- Born: Brod, Bosnia and Herzegovina
- Citizenship: German
- Education: University of Turin
- Scientific career
- Fields: Materials Science
- Workplaces: Center for Materials Research in Archaeology and Ethnology, Max Planck Institute of Colloids and Interfaces, Massachusetts Institute of Technology
- Doctoral advisor: Salvatore Coluccia

= Admir Masic =

German academic

Admir Masic is a scientist, currently an associate professor at the Massachusetts Institute of Technology.
His research involves characterization of complex biomineralized and archaeological structural materials with the objective of inspiring the design of more sustainable and durable building materials.

== Early life ==
Masic was born in Bosnia and Herzegovina, and became a teenage refugee in Croatia during the Bosnian War in 1992. While in Croatia, he enrolled as a nonmatriculating student at a technical high school. He displayed a strong performance in chemistry while in school, and as a result, was eventually approved to receive a high school diploma. With the help of generous sponsors, he continued his higher education at the University of Turin. While in Turin, he co-founded the company, Adamantio srl, which works to preserve ancient cultural heritage. Masic has a doctorate in physical chemistry from the University of Turin, and is currently associate professor at MIT.

== Research interests ==
Masic is the principal investigator for the Laboratory for Multiscale Characterization and Materials Design at MIT. His research is focused on the topics of chemomechanics, the multiscale characterization of biological and antiquity-inspired materials, and the design of new building materials that are more durable and more sustainably produced than today's common construction materials.
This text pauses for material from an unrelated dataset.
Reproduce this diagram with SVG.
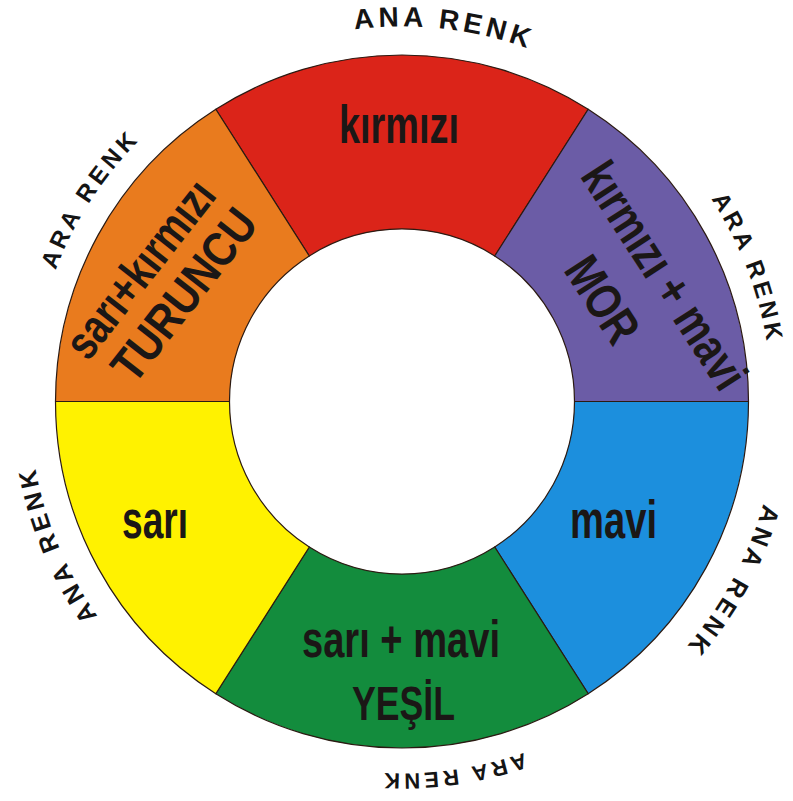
<svg xmlns="http://www.w3.org/2000/svg" width="793" height="801" viewBox="0 0 793 801">
<style>
.seg{stroke:#2b1a12;stroke-width:1.2;stroke-linejoin:round}
.in{font-family:"Liberation Sans",Arial,sans-serif;font-weight:bold;fill:#1b1716}
.out{font-family:"Liberation Sans",Arial,sans-serif;font-weight:bold;fill:#141414}
</style>
<defs>
<path id="pTop" d="M194.5,88.8 A375,375 0 0 1 673.5,143.3"/>
<path id="pUR" d="M580.9,77.9 A370,370 0 0 1 751.3,522"/>
<path id="pR" d="M769.9,326.5 A376,376 0 0 1 539.3,751.3"/>
<path id="pB" d="M677.9,650.4 A372,372 0 0 1 204.4,717"/>
<path id="pL" d="M229.7,731.5 A372,372 0 0 1 46.7,289.6"/>
<path id="pUL" d="M34.3,446.6 A370,370 0 0 1 293.3,47.7"/>
</defs>
<rect width="793" height="801" fill="#ffffff"/>
<g id="kirmizi">
<path class="seg" fill="#db2419" d="M215.8,109.3 A346.5,346.5 0 0 1 588.2,109.3 L494.7,256 A172.5,172.5 0 0 0 309.3,256 Z"/>
<text class="in" x="399" y="143" font-size="53" text-anchor="middle" textLength="120" lengthAdjust="spacingAndGlyphs">kırmızı</text>
</g>
<g id="mor">
<path class="seg" fill="#6b5ca6" d="M588.2,109.3 A346.5,346.5 0 0 1 748.5,401.5 L574.5,401.5 A172.5,172.5 0 0 0 494.7,256 Z"/>
<text class="in" transform="translate(650,285) rotate(57)" font-size="50" text-anchor="middle" textLength="260" lengthAdjust="spacingAndGlyphs">kırmızı + mavi</text>
<text class="in" transform="translate(588,309) rotate(57)" font-size="50" text-anchor="middle" textLength="93" lengthAdjust="spacingAndGlyphs">MOR</text>
</g>
<g id="mavi">
<path class="seg" fill="#1c8fdd" d="M748.5,401.5 A346.5,346.5 0 0 1 588.2,693.7 L494.7,547 A172.5,172.5 0 0 0 574.5,401.5 Z"/>
<text class="in" x="613.5" y="538" font-size="53" text-anchor="middle" textLength="87" lengthAdjust="spacingAndGlyphs">mavi</text>
</g>
<g id="yesil">
<path class="seg" fill="#138c3d" d="M588.2,693.7 A346.5,346.5 0 0 1 215.8,693.7 L309.3,547 A172.5,172.5 0 0 0 494.7,547 Z"/>
<text class="in" x="401" y="657" font-size="52" text-anchor="middle" textLength="198" lengthAdjust="spacingAndGlyphs">sarı + mavi</text>
<text class="in" x="403.5" y="720" font-size="49" text-anchor="middle" textLength="103" lengthAdjust="spacingAndGlyphs">YEŞİL</text>
</g>
<g id="sari">
<path class="seg" fill="#fff200" d="M215.8,693.7 A346.5,346.5 0 0 1 55.5,401.5 L229.5,401.5 A172.5,172.5 0 0 0 309.3,547 Z"/>
<text class="in" x="155" y="538" font-size="53" text-anchor="middle" textLength="66" lengthAdjust="spacingAndGlyphs">sarı</text>
</g>
<g id="turuncu">
<path class="seg" fill="#e97b1e" d="M55.5,401.5 A346.5,346.5 0 0 1 215.8,109.3 L309.3,256 A172.5,172.5 0 0 0 229.5,401.5 Z"/>
<text class="in" transform="translate(153,279) rotate(-52)" font-size="48" text-anchor="middle" textLength="211" lengthAdjust="spacingAndGlyphs">sarı+kırmızı</text>
<text class="in" transform="translate(197,305) rotate(-52)" font-size="48" text-anchor="middle" textLength="204" lengthAdjust="spacingAndGlyphs">TURUNCU</text>
</g>
<g id="labels">
<text class="out" font-size="28" letter-spacing="4" text-anchor="middle"><textPath href="#pTop" startOffset="50%">ANA RENK</textPath></text>
<text class="out" font-size="24" letter-spacing="4" text-anchor="middle"><textPath href="#pUR" startOffset="50%">ARA RENK</textPath></text>
<text class="out" font-size="25" letter-spacing="4.5" text-anchor="middle"><textPath href="#pR" startOffset="50%">ANA RENK</textPath></text>
<text class="out" font-size="22" letter-spacing="3.8" text-anchor="middle"><textPath href="#pB" startOffset="50%">ARA RENK</textPath></text>
<text class="out" font-size="25" letter-spacing="4.3" text-anchor="middle"><textPath href="#pL" startOffset="50%">ANA RENK</textPath></text>
<text class="out" font-size="24" letter-spacing="4" text-anchor="middle"><textPath href="#pUL" startOffset="50%">ARA RENK</textPath></text>
</g>
</svg>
In 2023, Masic's research on materials found at Pompeii provided evidence that Roman concrete construction employed a "hot mixing" process using quicklime to produce self-healing properties in the finished concrete and to create a more durable finished product. This contradicts previous assumptions on concrete production which were based on the writings of ada Vitruvius.

== Initiatives ==
While at MIT, Masic has served as the faculty founder for the Refugee ACTion Hub (ReACT), which has three primary goals: "community engagement within MIT and beyond; the development of a certification system for displaced learners; and an outreach effort to connect with broader audiences."